Amazon deforestation falls by 49% in June, officials say

by Antonio Pasolini on August 15, 2010


The Brazilian Ministry of Environment last week announced that there was a 49% drop in deforestation in the Amazon region in June, compared with the same period in 2009. The data was provided by the National Institute for Space Research (INPE) through its Real Time Deforestation Detection System (DETER). In total, 95.48 square miles were deforested in June, against 22317 square miles in 2009.

Officials say that deforestation has been decreasing since 2004, which was a peak year in terms of forest, although 20008 also registered an upward trend. The government has established a goal of maximum 9,000 square kilometers, established in the National Plan on Climate Change presented at the Climate Conference in Copenhagen at the end of last year.

The nine states in the Amazon region registered a fall in deforestation rates, led by Pará, with the clearing of 3474.9 square miles, followed by Mato Grosso and Amazonas, with 14 square miles and nine square miles, respectively. However, despite the reduction of deforestation across the Amazon, some states and municipalities still have alarming rates, as Novo Progresso, state of Pará.

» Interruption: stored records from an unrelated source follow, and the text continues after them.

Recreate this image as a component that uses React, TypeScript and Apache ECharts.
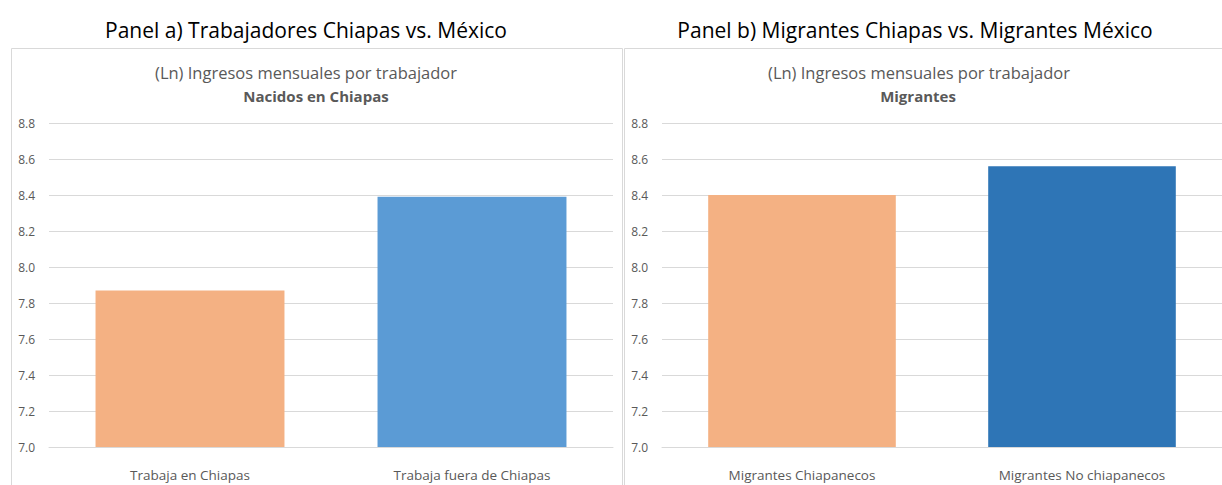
import React, { useEffect, useRef } from "react";
import * as echarts from "echarts";

const categoriesA = ["Trabaja en Chiapas", "Trabaja fuera de Chiapas"];
const valuesA = [7.87, 8.39];
const colorsA = ["#F4B183", "#5B9BD5"];

const categoriesB = ["Migrantes Chiapanecos", "Migrantes No chiapanecos"];
const valuesB = [8.4, 8.56];
const colorsB = ["#F4B183", "#2E75B6"];

const yMin = 7.0;
const yMax = 8.8;
const yInterval = 0.2;

const panelTitles = [
  "Panel a) Trabajadores Chiapas vs. México",
  "Panel b) Migrantes Chiapas vs. Migrantes México",
];
const chartTitles = [
  "(Ln) Ingresos mensuales por trabajador",
  "(Ln) Ingresos mensuales por trabajador",
];
const chartSubtitles = ["Nacidos en Chiapas", "Migrantes"];

const FONT = "'Open Sans', 'Noto Sans', sans-serif";
const GRID = "#D9D9D9";
const LABEL = "#595959";

export default function App() {
  const ref = useRef<HTMLDivElement>(null);
  useEffect(() => {
    if (!ref.current) return;
    const chart = echarts.init(ref.current, undefined, { renderer: "svg" });
    const grids = [
      { left: 49, top: 123, width: 564, height: 324 },
      { left: 662, top: 123, width: 565, height: 324 },
    ];
    const cats = [categoriesA, categoriesB];
    const vals = [valuesA, valuesB];
    const cols = [colorsA, colorsB];
    const centers = [306, 919];
    const panelCenters = [306, 915];
    const xAxis = grids.map((_, i) => ({
      type: "category",
      gridIndex: i,
      data: cats[i],
      axisLine: { show: true, lineStyle: { color: GRID, width: 1 } },
      axisTick: { show: false },
      axisLabel: { color: LABEL, fontSize: 13.5, fontFamily: FONT, margin: 21 },
    }));
    const yAxis = grids.map((_, i) => ({
      type: "value",
      gridIndex: i,
      min: yMin,
      max: yMax,
      interval: yInterval,
      axisLine: { show: false },
      axisTick: { show: false },
      splitLine: { lineStyle: { color: GRID, width: 1 } },
      axisLabel: {
        color: LABEL,
        fontSize: 12,
        fontFamily: FONT,
        margin: 14,
        formatter: (v: number) => v.toFixed(1),
      },
    }));
    const series = grids.map((_, i) => ({
      type: "bar",
      xAxisIndex: i,
      yAxisIndex: i,
      barWidth: "67%",
      data: vals[i].map((v, j) => ({ value: v, itemStyle: { color: cols[i][j] } })),
    }));
    const graphic: any[] = [
      {
        type: "rect",
        shape: { x: 11.5, y: 48.5, width: 611, height: 460 },
        style: { fill: "#fff", stroke: GRID, lineWidth: 1 },
        z: -10,
      },
      {
        type: "rect",
        shape: { x: 624.5, y: 48.5, width: 620, height: 460 },
        style: { fill: "#fff", stroke: GRID, lineWidth: 1 },
        z: -10,
      },
    ];
    for (let i = 0; i < 2; i++) {
      graphic.push({
        type: "text",
        x: panelCenters[i],
        y: 30,
        style: {
          text: panelTitles[i],
          align: "center",
          verticalAlign: "middle",
          fontSize: 21,
          fontFamily: FONT,
          fill: "#000",
        },
      });
      graphic.push({
        type: "text",
        x: centers[i],
        y: 72,
        style: {
          text: chartTitles[i],
          align: "center",
          verticalAlign: "middle",
          fontSize: 16.5,
          fontFamily: FONT,
          fill: LABEL,
        },
      });
      graphic.push({
        type: "text",
        x: i === 0 ? 316 : 918,
        y: 96,
        style: {
          text: chartSubtitles[i],
          align: "center",
          verticalAlign: "middle",
          fontSize: 15,
          fontWeight: "bold",
          fontFamily: FONT,
          fill: LABEL,
        },
      });
    }
    chart.setOption({
      animation: false,
      grid: grids,
      xAxis,
      yAxis,
      series,
      graphic,
    } as any);
    return () => chart.dispose();
  }, []);
  return (
    <div
      style={{
        position: "fixed",
        left: 0,
        top: 0,
        width: 1222,
        height: 485,
        overflow: "hidden",
        background: "#fff",
      }}
    >
      <div ref={ref} style={{ width: 1222, height: 485 }} />
    </div>
  );
}
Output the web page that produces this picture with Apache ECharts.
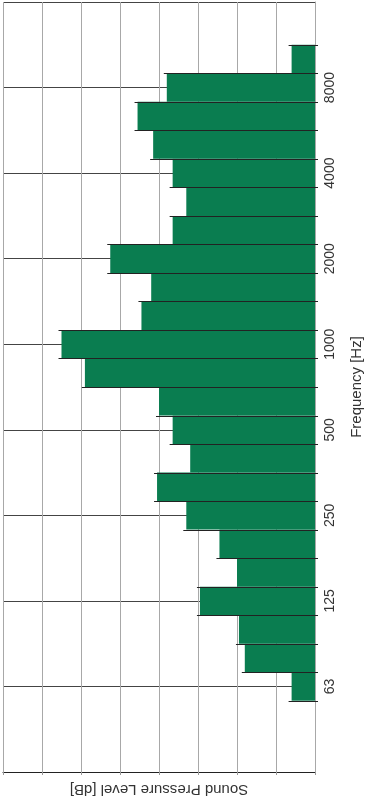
<!DOCTYPE html>
<html>
<head>
<meta charset="utf-8">
<script src="https://cdn.jsdelivr.net/npm/echarts@6/dist/echarts.min.js"></script>
<style>
html,body{margin:0;padding:0;background:#fff;}
#chart{width:365px;height:800px;}
</style>
</head>
<body>
<div id="chart"></div>
<script>
// Third-octave band centre frequencies (Hz), bottom to top
var frequencies = ['31.5','40','50','63','80','100','125','160','200','250','315','400','500','630','800','1000','1250','1600','2000','2500','3150','4000','5000','6300','8000','10000','12500','16000'];
// Sound pressure level per band (dB), null = no bar
var levels = [null,null,null,6,18,19.5,29.5,20,24.5,33,40.5,32,36.5,40,59,65,44.5,42,52.5,36.5,33,36.5,41.5,45.5,38,6,null,null];
// Frequency tick labels shown on the axis
var tickLabels = ['63','125','250','500','1000','2000','4000','8000'];
// Octave grid lines
var octaveLines = ['31.5','63','125','250','500','1000','2000','4000','8000','16000'];

// band edges between neighbouring bars: [longer neighbour level, lower band index]
var edges = [];
for (var k = 0; k < levels.length - 1; k++) {
  var a = levels[k] || 0, b = levels[k + 1] || 0;
  if (a > 0 || b > 0) edges.push([Math.max(a, b), k]);
}

var chart = echarts.init(document.getElementById('chart'), null, {renderer:'canvas'});
chart.setOption({
  animation:false,
  textStyle:{fontFamily:'Liberation Sans, Arial, sans-serif'},
  grid:{left:3,right:50,top:2,bottom:28,containLabel:false,outerBoundsMode:'none'},
  xAxis:{
    type:'value', inverse:true, min:0, max:80, interval:10,
    name:'Sound Pressure Level [dB]', nameLocation:'middle', nameRotate:180, nameGap:10,
    nameTextStyle:{fontSize:15,color:'#333'},
    axisLine:{show:true,lineStyle:{color:'#222',width:1}},
    axisTick:{show:true,length:3,lineStyle:{color:'#999'}},
    axisLabel:{show:false},
    splitLine:{show:true,lineStyle:{color:'#a8a8a8',width:1}}
  },
  yAxis:{
    type:'category', position:'right', data:frequencies, boundaryGap:false,
    name:'Frequency [Hz]', nameLocation:'middle', nameRotate:90, nameGap:34,
    nameTextStyle:{fontSize:15,color:'#333'},
    axisLine:{show:true,lineStyle:{color:'#a8a8a8',width:1}},
    axisTick:{show:false},
    axisLabel:{
      show:true, rotate:90, margin:8, fontSize:14, color:'#333',
      interval:function(i,v){return tickLabels.indexOf(v)>=0;}
    },
    splitLine:{show:true, interval:function(i,v){return octaveLines.indexOf(v)>=0;}, lineStyle:{color:'#444',width:1}}
  },
  series:[{
    type:'bar', data:levels, barCategoryGap:'0%',
    itemStyle:{color:'#0a7d50',borderWidth:0}
  },{
    type:'custom', data:edges, encode:{x:0,y:1}, z:3, silent:true,
    renderItem:function(params, api){
      var v = api.value(0), k = api.value(1);
      var p0 = api.coord([0, k]);
      var p1 = api.coord([v, k]);
      var h = api.size([0, 1])[1];
      var y = Math.round(p0[1] - h / 2) + 0.5;
      return {type:'line', shape:{x1:p0[0] + 3, y1:y, x2:p1[0] - 3, y2:y},
        style:{stroke:'#222', lineWidth:1}};
    }
  }]
});
</script>
</body>
</html>
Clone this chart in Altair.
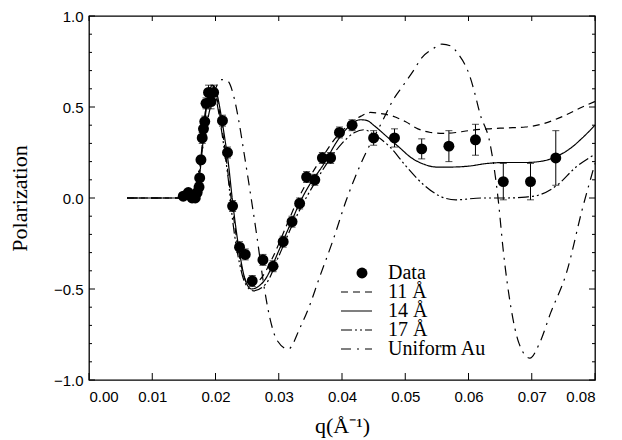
import altair as alt
import pandas as pd

# ---------------- data ----------------
q_data = [0.0149, 0.0157, 0.0163, 0.0168, 0.0171, 0.0174, 0.0175, 0.0177, 0.0179,
          0.0181, 0.0183, 0.0185, 0.0189, 0.0193, 0.0197, 0.0211, 0.0219, 0.0227,
          0.0238, 0.0247, 0.0258, 0.0275, 0.0291, 0.0307, 0.0321, 0.0333, 0.0344,
          0.0357, 0.0369, 0.0382, 0.0396, 0.0416, 0.0450, 0.0483, 0.0526, 0.0569,
          0.0611, 0.0655, 0.0698, 0.0738]
p_data = [0.01, 0.03, 0.00, 0.00, 0.03, 0.06, 0.11, 0.21, 0.33,
          0.38, 0.42, 0.52, 0.58, 0.53, 0.58, 0.425, 0.25, -0.044,
          -0.27, -0.31, -0.456, -0.34, -0.375, -0.24, -0.13, -0.03, 0.115,
          0.10, 0.22, 0.22, 0.36, 0.40, 0.33, 0.33, 0.27, 0.285,
          0.32, 0.09, 0.09, 0.22]
e_data = [0.01, 0.01, 0.01, 0.01, 0.01, 0.02, 0.02, 0.02, 0.03,
          0.03, 0.03, 0.03, 0.04, 0.04, 0.04, 0.03, 0.03, 0.03,
          0.03, 0.03, 0.03, 0.03, 0.03, 0.03, 0.03, 0.03, 0.03,
          0.03, 0.03, 0.03, 0.03, 0.03, 0.04, 0.05, 0.055, 0.085,
          0.085, 0.10, 0.10, 0.15]

q_11 = [0.006, 0.0145, 0.016, 0.017, 0.0175, 0.018, 0.0185, 0.019, 0.0193, 0.0198,
        0.0205, 0.021, 0.0215, 0.022, 0.0225, 0.023, 0.0235, 0.024, 0.0245, 0.0253,
        0.027, 0.029, 0.031, 0.033, 0.035, 0.037, 0.039, 0.041, 0.043, 0.0445,
        0.046, 0.048, 0.050, 0.052, 0.054, 0.056, 0.058, 0.060, 0.063, 0.066,
        0.069, 0.072, 0.075, 0.078, 0.080]
p_11 = [0.0, 0.0, 0.01, 0.07, 0.16, 0.33, 0.50, 0.60, 0.62, 0.60,
        0.50, 0.39, 0.27, 0.13, -0.01, -0.14, -0.26, -0.36, -0.43, -0.48,
        -0.45, -0.33, -0.17, -0.01, 0.12, 0.23, 0.33, 0.40, 0.45, 0.47,
        0.465, 0.45, 0.42, 0.38, 0.36, 0.355, 0.36, 0.37, 0.38, 0.385,
        0.39, 0.41, 0.45, 0.50, 0.53]

q_14 = [0.006, 0.0145, 0.016, 0.017, 0.0175, 0.018, 0.0185, 0.019, 0.0195, 0.020,
        0.0205, 0.021, 0.0215, 0.022, 0.0227, 0.0238, 0.0247, 0.0257, 0.027, 0.028,
        0.029, 0.030, 0.031, 0.032, 0.033, 0.034, 0.035, 0.036, 0.037, 0.038,
        0.039, 0.040, 0.041, 0.042, 0.043, 0.044, 0.045, 0.047, 0.049, 0.051,
        0.053, 0.055, 0.057, 0.060, 0.063, 0.066, 0.069, 0.072, 0.074, 0.076,
        0.078, 0.080]
p_14 = [0.0, 0.0, 0.01, 0.05, 0.13, 0.30, 0.48, 0.58, 0.62, 0.60,
        0.53, 0.43, 0.32, 0.20, -0.02, -0.30, -0.45, -0.50, -0.48, -0.44,
        -0.37, -0.29, -0.21, -0.13, -0.05, 0.02, 0.08, 0.13, 0.18, 0.24,
        0.30, 0.35, 0.39, 0.42, 0.43, 0.425, 0.40, 0.34, 0.28, 0.22,
        0.185, 0.17, 0.17, 0.175, 0.19, 0.195, 0.195, 0.205, 0.23, 0.27,
        0.33, 0.40]

q_17 = [0.006, 0.0145, 0.016, 0.017, 0.0175, 0.018, 0.0185, 0.019, 0.0195, 0.020,
        0.0205, 0.021, 0.0215, 0.022, 0.0227, 0.0238, 0.0247, 0.026, 0.028, 0.030,
        0.032, 0.034, 0.036, 0.038, 0.040, 0.042, 0.0435, 0.045, 0.0476, 0.050,
        0.053, 0.0555, 0.058, 0.062, 0.066, 0.069, 0.071, 0.074, 0.077, 0.080]
p_17 = [0.0, 0.0, 0.01, 0.06, 0.15, 0.33, 0.50, 0.59, 0.60, 0.56,
        0.47, 0.36, 0.24, 0.11, -0.12, -0.36, -0.47, -0.51, -0.47, -0.32,
        -0.16, -0.02, 0.10, 0.21, 0.30, 0.36, 0.375, 0.35, 0.28, 0.18,
        0.07, 0.01, -0.01, 0.0, 0.0, 0.005, 0.015, 0.07, 0.17, 0.24]

q_au = [0.006, 0.0145, 0.016, 0.017, 0.018, 0.019, 0.020, 0.021, 0.022, 0.0228,
        0.0236, 0.0245, 0.0255, 0.0265, 0.0276, 0.0286, 0.0297, 0.0315, 0.0334, 0.035,
        0.0362, 0.0386, 0.0407, 0.043, 0.0465, 0.0481, 0.0497, 0.0513, 0.0526, 0.0544,
        0.0558, 0.0572, 0.0584, 0.0602, 0.061, 0.0618, 0.0634, 0.0647, 0.0655, 0.0667,
        0.068, 0.0697, 0.0712, 0.073, 0.0755, 0.078, 0.080]
p_au = [0.0, 0.0, 0.02, 0.09, 0.28, 0.47, 0.60, 0.65, 0.64, 0.57,
        0.44, 0.25, 0.03, -0.20, -0.47, -0.66, -0.78, -0.83, -0.71, -0.58,
        -0.46, -0.23, -0.01, 0.19, 0.43, 0.54, 0.62, 0.70, 0.77, 0.82,
        0.846, 0.835, 0.79, 0.67, 0.575, 0.465, 0.30, -0.01, -0.29, -0.60,
        -0.80, -0.88, -0.80, -0.63, -0.41, -0.06, 0.19]

x_ticks = [0.00, 0.01, 0.02, 0.03, 0.04, 0.05, 0.06, 0.07, 0.08]
y_major = [-1.0, -0.5, 0.0, 0.5, 1.0]
y_minor = [-0.9, -0.8, -0.7, -0.6, -0.4, -0.3, -0.2, -0.1,
           0.1, 0.2, 0.3, 0.4, 0.6, 0.7, 0.8, 0.9]

legend_labels = ["Data", "11 Å", "14 Å", "17 Å", "Uniform Au"]

# ---------------- chart ----------------
W, H = 506, 364
SERIF = "Liberation Serif"
SANS = "Liberation Sans"

xs = alt.Scale(domain=[0, 0.08], nice=False, zero=False)
ys = alt.Scale(domain=[-1, 1], nice=False, zero=False)
xaxis = alt.Axis(values=x_ticks, format=".2f", title="q(Å⁻¹)", grid=False, ticks=False,
                 domain=False, labelFont=SANS, labelFontSize=15, labelColor="black",
                 labelPadding=9, titleFont=SERIF, titleFontSize=22, titleFontWeight="normal",
                 titleColor="black", titlePadding=11)
yaxis = alt.Axis(values=y_major, format=".1f", title="Polarization", grid=False, ticks=False,
                 domain=False, labelFont=SANS, labelFontSize=15, labelColor="black",
                 labelPadding=6, titleFont=SERIF, titleFontSize=22, titleFontWeight="normal",
                 titleColor="black", titlePadding=22)

def X(field="q"):
    return alt.X(f"{field}:Q", scale=xs, axis=xaxis)

def Y(field="P"):
    return alt.Y(f"{field}:Q", scale=ys, axis=yaxis)

df_data = pd.DataFrame({"q": q_data, "P": p_data, "e": e_data})
df_data["lo"] = df_data["P"] - df_data["e"]
df_data["hi"] = df_data["P"] + df_data["e"]

def curve(qv, pv, dash):
    return alt.Chart(pd.DataFrame({"q": qv, "P": pv})).mark_line(
        color="black", strokeWidth=1.2, strokeDash=dash, interpolate="monotone"
    ).encode(x=X(), y=Y())

dash11 = [7, 5]
dash14 = [1, 0]
dash17 = [11, 3, 2, 3, 2, 3]
dashau = [10, 6, 2, 6]

c11 = curve(q_11, p_11, dash11)
c14 = curve(q_14, p_14, dash14)
c17 = curve(q_17, p_17, dash17)
cau = curve(q_au, p_au, dashau)

bars = alt.Chart(df_data).mark_rule(color="black", strokeWidth=1).encode(
    x=X(), y=Y("lo"), y2="hi")
cap_hi = alt.Chart(df_data).mark_tick(color="black", orient="horizontal", size=7, thickness=1).encode(
    x=X(), y=Y("hi"))
cap_lo = alt.Chart(df_data).mark_tick(color="black", orient="horizontal", size=7, thickness=1).encode(
    x=X(), y=Y("lo"))
pts = alt.Chart(df_data).mark_point(filled=True, color="black", opacity=1, size=120).encode(
    x=X(), y=Y())

# inward ticks on all four sides
xt = pd.DataFrame({"q": x_ticks})
ymaj = pd.DataFrame({"P": y_major})
ymin = pd.DataFrame({"P": y_minor})
tick_b = alt.Chart(xt).mark_rule(color="black", strokeWidth=1).encode(
    x=X(), y=alt.value(H), y2=alt.value(H - 7))
tick_t = alt.Chart(xt).mark_rule(color="black", strokeWidth=1).encode(
    x=X(), y=alt.value(0), y2=alt.value(5))
tick_l = alt.Chart(ymaj).mark_rule(color="black", strokeWidth=1).encode(
    y=Y(), x=alt.value(0), x2=alt.value(6))
tick_lm = alt.Chart(ymin).mark_rule(color="black", strokeWidth=1).encode(
    y=Y(), x=alt.value(0), x2=alt.value(3))
tick_r = alt.Chart(ymaj).mark_rule(color="black", strokeWidth=1).encode(
    y=Y(), x=alt.value(W), x2=alt.value(W - 6))
tick_rm = alt.Chart(ymin).mark_rule(color="black", strokeWidth=1).encode(
    y=Y(), x=alt.value(W), x2=alt.value(W - 3))

# manual legend
leg_layers = []
row_y = [257, 276, 295, 314, 333]
lx0, lx1, tx = 252, 283, 299
one = pd.DataFrame({"k": [0]})
leg_layers.append(alt.Chart(one).mark_point(filled=True, color="black", opacity=1, size=120).encode(
    x=alt.value(273), y=alt.value(row_y[0])))
for dash, ry in zip([dash11, dash14, dash17, dashau], row_y[1:]):
    leg_layers.append(alt.Chart(one).mark_rule(color="black", strokeWidth=1.2, strokeDash=dash).encode(
        x=alt.value(lx0), x2=alt.value(lx1), y=alt.value(ry)))
for lab, ry in zip(legend_labels, row_y):
    leg_layers.append(alt.Chart(pd.DataFrame({"t": [lab]})).mark_text(
        align="left", baseline="middle", font=SERIF, fontSize=20, color="black").encode(
        x=alt.value(tx), y=alt.value(ry), text="t:N"))

chart = alt.layer(
    tick_b, tick_t, tick_l, tick_lm, tick_r, tick_rm,
    c11, c14, c17, cau, bars, cap_hi, cap_lo, pts, *leg_layers
).properties(
    width=W, height=H,
    autosize=alt.AutoSizeParams(type="none"),
    padding={"left": 89, "top": 16, "right": 27, "bottom": 60},
    background="white",
).configure_view(stroke="black", strokeWidth=1.3)

chart.save("out.html", embed_options={"renderer": "svg", "actions": False})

During a press conference last Monday in Brasília, environmental minister Izabella Teixeira said that with the results of another deforestation detection system called PRODES, which measures the accumulated deforestation during the previous twelve months, the Brazilian government will be able to produce a more accurate diagnosis on the set of factors that lead to deforestation and devise new approaches to combat deforestation in critical areas.